Experimental study of the time to restart the flow of a gelled waxy crude in rheometer and pipeline

In the offshore oil industry, in situations where crude oil is at the seabed, the low-temperature environment can cause particles to precipitate, and this generates flow assurance problems. If the production stops and there are high molecular weight hydrocarbons (waxes), the crude can form a gel consistency and block the pipeline. To restart the flow, several phenomena are involved: non-Newtonian behavior, compressibility, breakdown of the molecular structure, among others. The time to restart the flow in such conditions is still unknown since the models offer low accuracy and the industry usually overdesigns the system. Here, we show an experimental method to investigate which phenomenon is relevant to the flow start-up of gelled waxy crudes. Our experimental procedure diverges from most experiments in the literature, where the inlet pressure increases continuously. However, in this study we applied pressure and waited for the flow to restart.
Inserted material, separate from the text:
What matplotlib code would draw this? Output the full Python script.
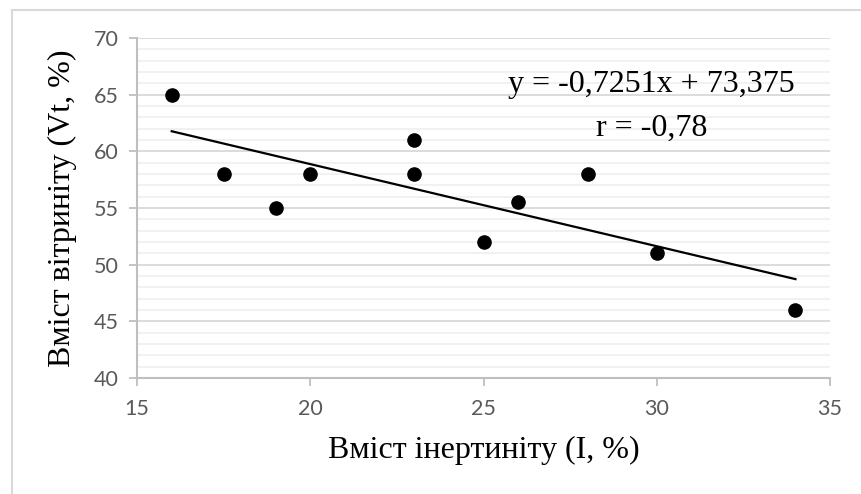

With this procedure, we do not have to distinguish whether there was an overshoot due to the elastic response or if that pressure was indeed the minimum pressure at such conditions. We also propose a methodology to compare the results from the rheometer and the pipeline, which are not easily comparable, due to different deformation regimes. At all experiments we applied a pressure/stress higher than the apparent yield stress of the gelled crude and investigated the transient behavior during start-up. We also study the influence of aging on the time to restart the flow under constant boundary conditions; we observed that it increases as the aging increases, both in the rheometer and in the pipeline.